I’ve been sharing a remotely hosted server at Rackshack.net (which became EV1) with friends for over a year now and it’s run amazingly well. The account started with 700Gb of montly bandwidth and after the unfortunate SCO license flap, we got upped to 1 terabyte of monthly bandwidth, with seemingly no network speed cap. For the past year, the server’s pushed out a couple Gb of bandwidth a day, tops, from all the sites it hosts. Even when I put a bunch of music online last spring, it hardly made a dent.
This month I figured I’d see just how much a terabyte was. It started when I offered to host the Beatallica songs. After a day the bandwidth jumped to 10-15Gb and it was humming along nicely. Then it hit Pitchfork’s news page, and the bandwidth skyrocketed. The box was pushing out 20Mbit/sec and after a a couple days I had to tell the gang to de-link songs as my monthly bandwidth total reached 100Gb just a few days into April.
I was pretty impressed that the box held up ok (after Chris limited the site to 1 download per user) and was amazed at the traffic a site like Pitchfork could generate from a tiny news blurb. I thought to myself “wow, aside from slashdot I couldn’t imagine a blog ever generating this kind of traffic and demand for files.”

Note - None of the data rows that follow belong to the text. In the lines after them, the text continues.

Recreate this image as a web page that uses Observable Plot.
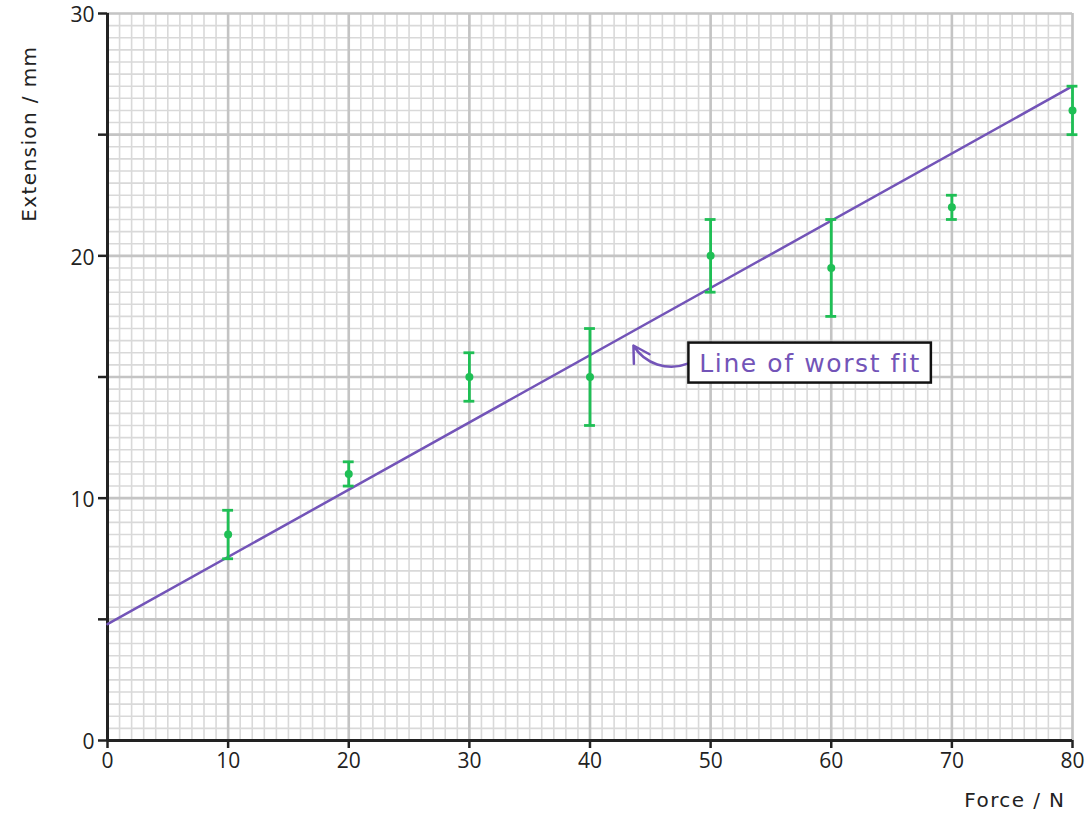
<!DOCTYPE html>
<html>
<head>
<meta charset="utf-8">
<script src="https://cdn.jsdelivr.net/npm/d3@7"></script>
<script src="https://cdn.jsdelivr.net/npm/@observablehq/plot@0.6"></script>
<style>
  html, body { margin: 0; padding: 0; background: #fff; }
  #chart svg { display: block; overflow: visible; }
</style>
</head>
<body>
<div id="chart"></div>
<script>
// Data
const force = [10, 20, 30, 40, 50, 60, 70, 80];
const extension = [8.5, 11, 15, 15, 20, 19.5, 22, 26];
const errLow = [7.5, 10.5, 14, 13, 18.5, 17.5, 21.5, 25];
const errHigh = [9.5, 11.5, 16, 17, 21.5, 21.5, 22.5, 27];
const fitForce = [0, 80];
const fitExtension = [4.8, 27];
const xTicks = [0, 10, 20, 30, 40, 50, 60, 70, 80];
const yTicks = [0, 5, 10, 15, 20, 25, 30];
const yTickLabels = ["0", "", "10", "", "20", "", "30"];
const xMinorGrid = d3.range(0, 81, 1);
const yMinorGrid = d3.range(0, 30.01, 0.5);
const xMajorGrid = [10, 20, 30, 40, 50, 60, 70, 80];
const yMajorGrid = [5, 10, 15, 20, 25, 30];
const noteBox = [{x1: 48.2, x2: 68.3, y1: 14.75, y2: 16.4}];
const noteText = [{x: 58.25, y: 15.55, label: "Line of worst fit"}];
const noteArrow = [{x1: 48.1, y1: 15.55, x2: 43.6, y2: 16.3}];
const xLabel = "Force / N";
const yLabel = "Extension / mm";

const points = force.map((f, i) => ({x: f, y: extension[i], lo: errLow[i], hi: errHigh[i]}));
const fit = fitForce.map((f, i) => ({x: f, y: fitExtension[i]}));

const green = "#1fbf55";
const purple = "#7354b8";
const font = "Open Sans, sans-serif";
const labelFont = "DejaVu Sans, sans-serif";

const chart = Plot.plot({
  width: 1086,
  height: 824,
  marginLeft: 107,
  marginRight: 14,
  marginTop: 13,
  marginBottom: 84,
  style: {fontFamily: font, background: "#fff", overflow: "visible"},
  x: {domain: [0, 80]},
  y: {domain: [0, 30]},
  marks: [
    Plot.gridX(xMinorGrid, {stroke: "#d9d9d9", strokeOpacity: 1, strokeWidth: 1.6}),
    Plot.gridY(yMinorGrid, {stroke: "#d9d9d9", strokeOpacity: 1, strokeWidth: 1.6}),
    Plot.gridX(xMajorGrid, {stroke: "#c4c4c4", strokeOpacity: 1, strokeWidth: 2.6}),
    Plot.gridY(yMajorGrid, {stroke: "#c4c4c4", strokeOpacity: 1, strokeWidth: 2.6}),
    Plot.axisX({ticks: xTicks, tickSize: 8, tickPadding: 5, fontSize: 21, stroke: "#222", strokeWidth: 2.5, fill: "#222", label: null}),
    Plot.axisY({ticks: yTicks, tickFormat: () => "", tickSize: 9, stroke: "#222", strokeWidth: 2.5, label: null}),
    Plot.axisY({ticks: yTicks, tickFormat: (d) => yTickLabels[yTicks.indexOf(d)], tickSize: 0, tickPadding: 13, fontSize: 21, fill: "#222", label: null, dy: 2}),
    Plot.ruleX([0], {stroke: "#222", strokeWidth: 3}),
    Plot.ruleY([0], {stroke: "#222", strokeWidth: 3}),
    Plot.line(fit, {x: "x", y: "y", stroke: purple, strokeWidth: 2.5}),
    Plot.link(points, {x1: "x", x2: "x", y1: "lo", y2: "hi", stroke: green, strokeWidth: 2.8}),
    Plot.ruleY(points, {y: "lo", x1: d => d.x - 0.45, x2: d => d.x + 0.45, stroke: green, strokeWidth: 2.8}),
    Plot.ruleY(points, {y: "hi", x1: d => d.x - 0.45, x2: d => d.x + 0.45, stroke: green, strokeWidth: 2.8}),
    Plot.dot(points, {x: "x", y: "y", r: 4, fill: green}),
    Plot.arrow(noteArrow, {x1: "x1", y1: "y1", x2: "x2", y2: "y2", bend: 40, stroke: purple, strokeWidth: 2.5, headLength: 11}),
    Plot.rect(noteBox, {x1: "x1", x2: "x2", y1: "y1", y2: "y2", fill: "#fff", stroke: "#111", strokeWidth: 2.5}),
    Plot.text(noteText, {x: "x", y: "y", text: "label", fill: purple, fontSize: 25, fontFamily: labelFont}),
    Plot.text([xLabel], {frameAnchor: "bottom-right", dx: -7, dy: 66, textAnchor: "end", fontSize: 20, fill: "#222", fontFamily: labelFont}),
    Plot.text([yLabel], {frameAnchor: "top-left", dx: -86, dy: 32, rotate: -90, textAnchor: "end", fontSize: 20, fill: "#222", fontFamily: labelFont})
  ]
});
// Widen letter spacing of the hand-lettered labels
d3.select(chart).selectAll("text").each(function() {
  const t = this.textContent;
  if (t === xLabel || t === yLabel) this.style.letterSpacing = "1.4px";
  if (t === noteText[0].label) this.style.letterSpacing = "1.6px";
});
document.getElementById("chart").appendChild(chart);
</script>
</body>
</html>
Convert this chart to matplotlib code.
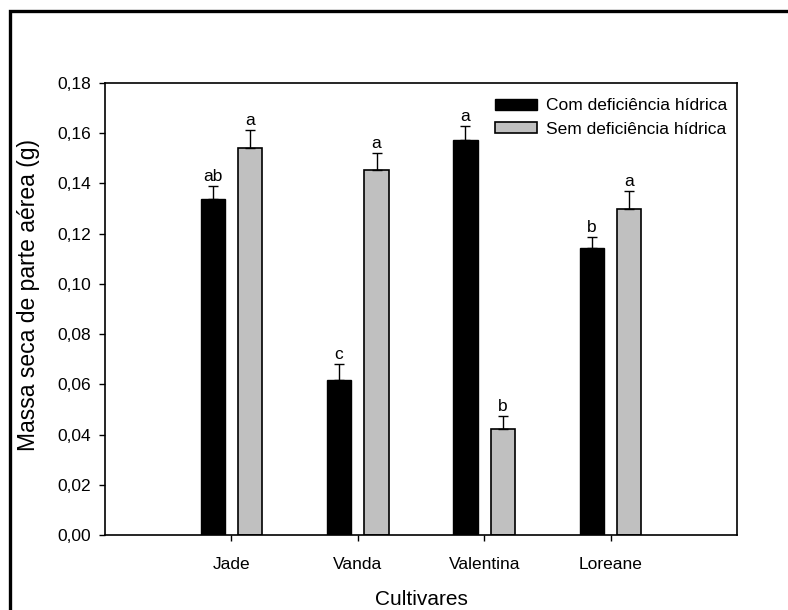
import numpy as np
import matplotlib
matplotlib.use("Agg")
import matplotlib.pyplot as plt
from matplotlib.patches import Rectangle

plt.rcParams['font.family'] = ['Liberation Sans', 'DejaVu Sans']

# data
cultivares = ['Jade', 'Vanda', 'Valentina', 'Loreane']
com_def = [0.1338, 0.0617, 0.1573, 0.1144]
com_err = [0.0053, 0.0063, 0.0057, 0.0044]
sem_def = [0.1540, 0.1454, 0.0421, 0.1298]
sem_err = [0.0073, 0.0069, 0.0054, 0.0072]
letras_com = ['ab', 'c', 'a', 'b']
letras_sem = ['a', 'a', 'b', 'a']
yticks = [0.00, 0.02, 0.04, 0.06, 0.08, 0.10, 0.12, 0.14, 0.16, 0.18]

fig = plt.figure(figsize=(7.88, 6.10), dpi=100)
ax = fig.add_axes([105/788, 1 - 535/610, 632/788, 452/610])

x = np.arange(1, len(cultivares) + 1)
w = 0.19
off = 0.148

ax.bar(x - off, com_def, w, color='black', edgecolor='black', linewidth=1,
       label='Com deficiência hídrica', zorder=2)
ax.bar(x + off, sem_def, w, color='#c0c0c0', edgecolor='black', linewidth=1.2,
       label='Sem deficiência hídrica', zorder=2)
ax.errorbar(x - off, com_def, yerr=[np.zeros(4), com_err], fmt='none',
            ecolor='black', elinewidth=1, capsize=3.8, capthick=1, zorder=3)
ax.errorbar(x + off, sem_def, yerr=[np.zeros(4), sem_err], fmt='none',
            ecolor='black', elinewidth=1, capsize=3.8, capthick=1, zorder=3)

for xi, v, e, t in zip(x - off, com_def, com_err, letras_com):
    ax.text(xi, v + e + 0.0008, t, ha='center', va='bottom', fontsize=12.5)
for xi, v, e, t in zip(x + off, sem_def, sem_err, letras_sem):
    ax.text(xi, v + e + 0.0008, t, ha='center', va='bottom', fontsize=12.5)

ax.set_xlim(0, 5)
ax.set_ylim(0, 0.18)
ax.set_xticks(x)
ax.set_xticklabels(cultivares, fontsize=12.5)
ax.set_yticks(yticks)
ax.set_yticklabels([f'{t:.2f}'.replace('.', ',') for t in yticks], fontsize=12.5)
ax.tick_params(axis='both', direction='out', length=4, width=1, color='black')
ax.tick_params(axis='x', pad=11.5)
ax.tick_params(axis='y', pad=6)
for s in ax.spines.values():
    s.set_linewidth(1.2)

ax.set_xlabel('Cultivares', fontsize=15, labelpad=13)
ax.set_ylabel('Massa seca de parte aérea (g)', fontsize=16.5)
ax.yaxis.set_label_coords(-0.103, 0.53)

ax.legend(loc='upper right', frameon=False, fontsize=12.5, handlelength=2.4,
          handleheight=0.63, handletextpad=0.5, borderpad=0, borderaxespad=0,
          labelspacing=0.47, bbox_to_anchor=(0.984, 0.966))

# outer frame, cut off at right and bottom like the reference
fig.patches.append(Rectangle((9.5/788, -0.1), 1.2, 1 - 11.5/610 + 0.1,
                             transform=fig.transFigure, fill=False,
                             edgecolor='black', linewidth=2.4))

fig.savefig('out.png', dpi=100)
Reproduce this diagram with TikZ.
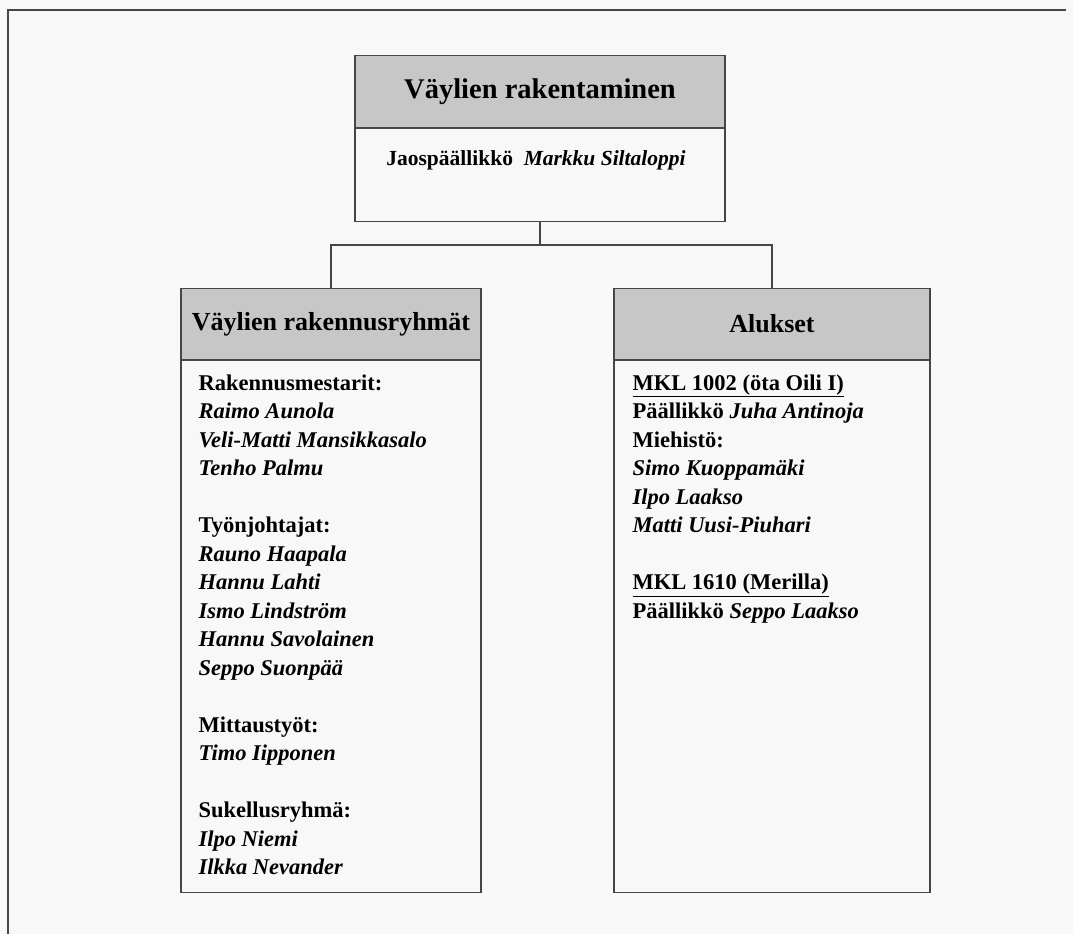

Then Cory linked my 66Mb file of a Jon Stewart interview over at BoingBoing, and it completely blew away the previous bandwidth numbers. In about 12 hours of the link being directed at the box, the network throughput jumped to almost 60Mbit/sec, and it pushed out 131Gb of data in half a day. The box served up all the other sites fine but as I watched my monthly bandwidth allottment reach 40% of the total before the first half of the month was even over, I took it offline and Andy put it up on his tracker, where it is being downloaded like crazy, but off-loaded to everyone’s personal connection sharing the load.
Here’s a cool graph of the network utilization on a weekly, 30-minute moving average (click to see the full image):
You can see the initial rise from a bunch of blogs linking to Beatallica, then the peak is the pitchfork hit, which subsided after song links were eliminated. Then a few days of relative calm and Boingboing is the huge peak, which only lasted half a day. I grabbed this right after I started redirecting folks to the torrent.
I’ve learned a few things from these large bandwidth experiments:
– Ridiculous amounts of bandwidth is out there for a cheap price (the server is only $100/month, shared among people using it). If you’re paying $30 a month and getting hit with bandwidth overage bills that go into the hundreds of dollars, find a friend that knows some linux server administration, get one of these leased boxes, and never worry about bandwidth again.
– A thousand gigabytes is a ton of bandwidth and it’s nice to have around when you want to share large files with friends or the general public. I host my ten years site there and don’t really care about the size of photos or the number of people pulling down the RSS feeds with large images embedded.
– That said, when you get hit with a huge amount of traffic, bandwidth is still going to be a problem. Most colocation hosts cap your line at 10Mbit/sec and I was surprised to see the box creeping up near 60Mbit/sec yesterday. It’s still a problem to host one giant file for a ton of people, even with an absurd amount of bandwidth available to you. Bittorrent is the savior here, Andy tells me even though he seeds all the files on his server (which means the original file’s still on his server being downloaded if no one else is sharing it), his bandwidth is a fraction of what it’d be if it was just a direct download. The best part is the more popular the file (like the boingboing traffic hit), the more people download it from each other instead of your server.
– Setting up your own bittorrent server still a pain in the butt. This needs to be as difficult as setting up apache on a windows desktop. I want to see a BT server exe I click, install, then seed files easily using a web or desktop front-end (yay! Andy sent this and this). Or make an apache module. Also, build BT support into Mozilla, right now. BT is a great technology that solves a fundamental problem we all face everyday, but we have to walk people through how to download the clients first. In some of the data I saw on the Lessig book downloads, only about 5% of users opted to use BT to download, the rest just got it off the server directly. We need more regular folks using BT, by having it built into browsers.